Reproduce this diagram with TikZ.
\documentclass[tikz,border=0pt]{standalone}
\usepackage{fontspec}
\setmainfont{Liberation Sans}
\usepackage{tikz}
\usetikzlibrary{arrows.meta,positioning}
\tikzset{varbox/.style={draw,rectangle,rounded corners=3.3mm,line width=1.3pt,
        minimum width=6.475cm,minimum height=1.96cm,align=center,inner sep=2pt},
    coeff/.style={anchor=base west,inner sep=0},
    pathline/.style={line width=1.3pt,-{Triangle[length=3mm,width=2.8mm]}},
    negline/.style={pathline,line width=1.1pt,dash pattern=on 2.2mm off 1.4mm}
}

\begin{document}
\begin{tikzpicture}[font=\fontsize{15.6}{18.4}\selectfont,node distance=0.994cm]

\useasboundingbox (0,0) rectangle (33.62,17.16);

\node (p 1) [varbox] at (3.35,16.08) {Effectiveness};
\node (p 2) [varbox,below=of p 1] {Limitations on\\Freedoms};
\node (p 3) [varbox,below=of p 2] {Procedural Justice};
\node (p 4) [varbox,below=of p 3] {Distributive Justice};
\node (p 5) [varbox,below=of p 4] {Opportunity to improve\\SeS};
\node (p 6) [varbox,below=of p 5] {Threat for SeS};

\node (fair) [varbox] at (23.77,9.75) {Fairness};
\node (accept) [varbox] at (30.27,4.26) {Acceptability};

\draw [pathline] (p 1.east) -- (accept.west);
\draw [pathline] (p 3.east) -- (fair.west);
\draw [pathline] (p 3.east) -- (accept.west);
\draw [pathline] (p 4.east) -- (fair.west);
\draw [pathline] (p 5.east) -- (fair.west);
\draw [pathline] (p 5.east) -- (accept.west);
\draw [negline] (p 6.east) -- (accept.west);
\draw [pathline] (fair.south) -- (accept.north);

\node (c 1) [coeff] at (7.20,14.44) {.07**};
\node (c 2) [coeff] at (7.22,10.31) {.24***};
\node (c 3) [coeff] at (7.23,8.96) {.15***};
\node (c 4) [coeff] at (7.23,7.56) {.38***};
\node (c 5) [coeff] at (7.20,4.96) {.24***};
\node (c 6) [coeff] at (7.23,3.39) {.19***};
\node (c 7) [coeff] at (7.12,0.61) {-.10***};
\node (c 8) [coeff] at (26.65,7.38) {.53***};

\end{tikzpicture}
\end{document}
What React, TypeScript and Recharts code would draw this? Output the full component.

════════════════

What you have to do: Please quote the data above in full, with no line missing.

Answer to the task:
Reproduce this diagram with TikZ.
\documentclass[tikz,border=0pt]{standalone}
\usepackage{fontspec}
\setmainfont{Liberation Sans}
\usepackage{tikz}
\usetikzlibrary{arrows.meta,positioning}
\tikzset{varbox/.style={draw,rectangle,rounded corners=3.3mm,line width=1.3pt,
        minimum width=6.475cm,minimum height=1.96cm,align=center,inner sep=2pt},
    coeff/.style={anchor=base west,inner sep=0},
    pathline/.style={line width=1.3pt,-{Triangle[length=3mm,width=2.8mm]}},
    negline/.style={pathline,line width=1.1pt,dash pattern=on 2.2mm off 1.4mm}
}

\begin{document}
\begin{tikzpicture}[font=\fontsize{15.6}{18.4}\selectfont,node distance=0.994cm]

\useasboundingbox (0,0) rectangle (33.62,17.16);

\node (p 1) [varbox] at (3.35,16.08) {Effectiveness};
\node (p 2) [varbox,below=of p 1] {Limitations on\\Freedoms};
\node (p 3) [varbox,below=of p 2] {Procedural Justice};
\node (p 4) [varbox,below=of p 3] {Distributive Justice};
\node (p 5) [varbox,below=of p 4] {Opportunity to improve\\SeS};
\node (p 6) [varbox,below=of p 5] {Threat for SeS};

\node (fair) [varbox] at (23.77,9.75) {Fairness};
\node (accept) [varbox] at (30.27,4.26) {Acceptability};

\draw [pathline] (p 1.east) -- (accept.west);
\draw [pathline] (p 3.east) -- (fair.west);
\draw [pathline] (p 3.east) -- (accept.west);
\draw [pathline] (p 4.east) -- (fair.west);
\draw [pathline] (p 5.east) -- (fair.west);
\draw [pathline] (p 5.east) -- (accept.west);
\draw [negline] (p 6.east) -- (accept.west);
\draw [pathline] (fair.south) -- (accept.north);

\node (c 1) [coeff] at (7.20,14.44) {.07**};
\node (c 2) [coeff] at (7.22,10.31) {.24***};
\node (c 3) [coeff] at (7.23,8.96) {.15***};
\node (c 4) [coeff] at (7.23,7.56) {.38***};
\node (c 5) [coeff] at (7.20,4.96) {.24***};
\node (c 6) [coeff] at (7.23,3.39) {.19***};
\node (c 7) [coeff] at (7.12,0.61) {-.10***};
\node (c 8) [coeff] at (26.65,7.38) {.53***};

\end{tikzpicture}
\end{document}
What React, TypeScript and Recharts code would draw this? Output the full component.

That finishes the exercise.